L’appello di Paolo Rossi: “Non fate morire il teatro”
Durante la rappresentazione di "Mistero buffo" l'attore propone di aprire gratuitamente le sale al pubblico per contrastare la politica culturale del governo. Strepitosa interpretazione di Lucia Vasini nel ruolo di mater dolorosa ai piedi della croce
Quando il teatro irrompe a teatro, non ce n’è per nessuno. E’ l’interpretazione di Lucia Vasini nel ruolo della Madonna, mater dolorosa ai piedi della croce, a dare al “Mistero buffo” di Paolo Rossi, fino a quel momento uno spettacolo molto divertente, un peso teatralmente diverso. Il «grammelot» della Vasini ammutolisce il pubblico (il Teatro Apollonio era quasi esaurito) per immergerlo nel dramma, rimasto sospeso tra le battute esilaranti del giullare Rossi e della spalla (anche musicale) Emanuele Dell’Aquila.
Questo “Mistero buffo” è molto lontano da quello di Dario Fo. C’è poco «grammelot», quell’impasto di dialetti e lingue popolari che hanno reso famoso il teatro dell’arte del premio Nobel, e molta attualità. In mezzo ci stanno i misteri tratti dai vangeli apocrifi che l’operazione di Rossi vuole rendere pop. In parte ci riesce, in parte no.
Non è un’invettiva antiberlusconiana, quella dell’attore triestino, piuttosto una critica a tutto il sistema incapace di schierarsi con gli ultimi, come dovrebbe fare qualsiasi buon cristiano, musulmano, ebreo, ateo, laico o miscredente. Questo sì, un vero mistero.
Sul palco c’è un manichino ammanettato. E’ la vittima inconsapevole di una retata anticlandestini sul confine con la ex Jugoslavia. Tutti gli altri sono fuggiti. Lui, povero manichino, no. E’ stato arrestato e lasciato lì muto, immobile, senza storia e senza futuro, come spesso accade alle persone vere, quelle di carne, ossa e sangue, che arrivano a bordo di gommoni o nei camion stipati come bestie.
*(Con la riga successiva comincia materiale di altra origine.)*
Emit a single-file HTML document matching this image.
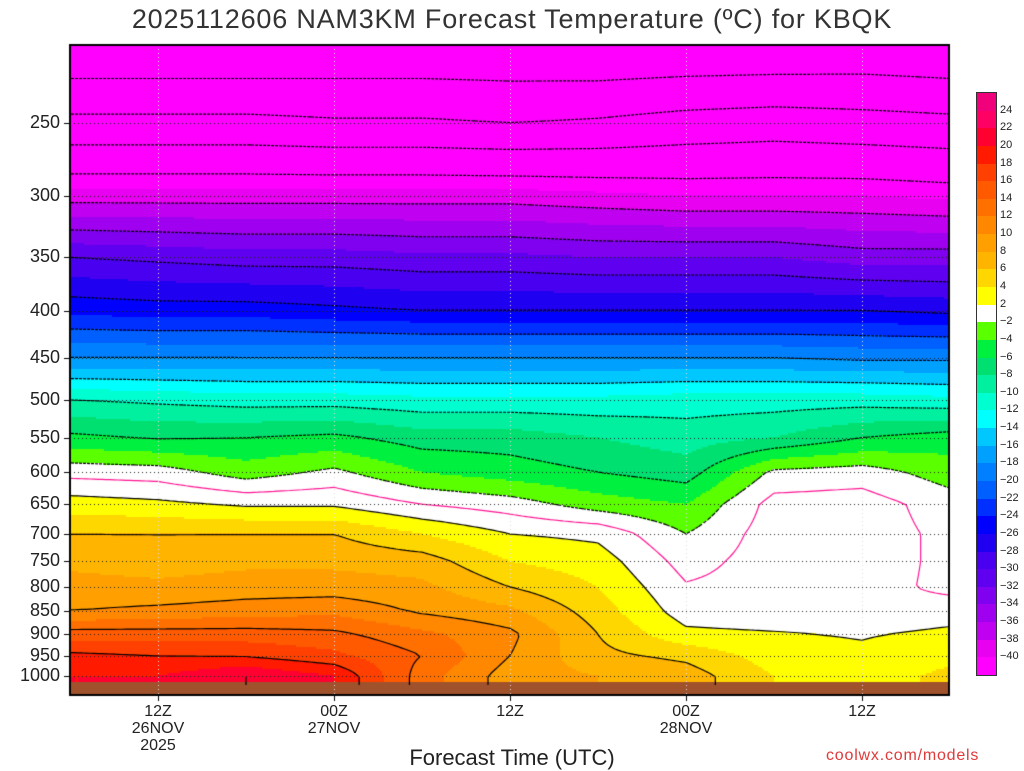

Alla fine il manichino finirà sulla croce sotto le note dure e le parole ispirate di “Personal Jesus” nella versione maledetta di Marylin Manson. «Il tuo Gesù personale, qualcuno che ascolti le tue preghiere, qualcuno che si prenda cura di te» recita il ritornello della canzone portata al successo dai Depeche Mode. Anche Paolo Rossi, con la sua faccia squinternata da giullare, ha una preghiera, una supplica: «Non fate morire il teatro».
Sarà difficile, visti i tempi di tagli e di «cultura che non dà da mangiare», che qualcuno l’ascolti.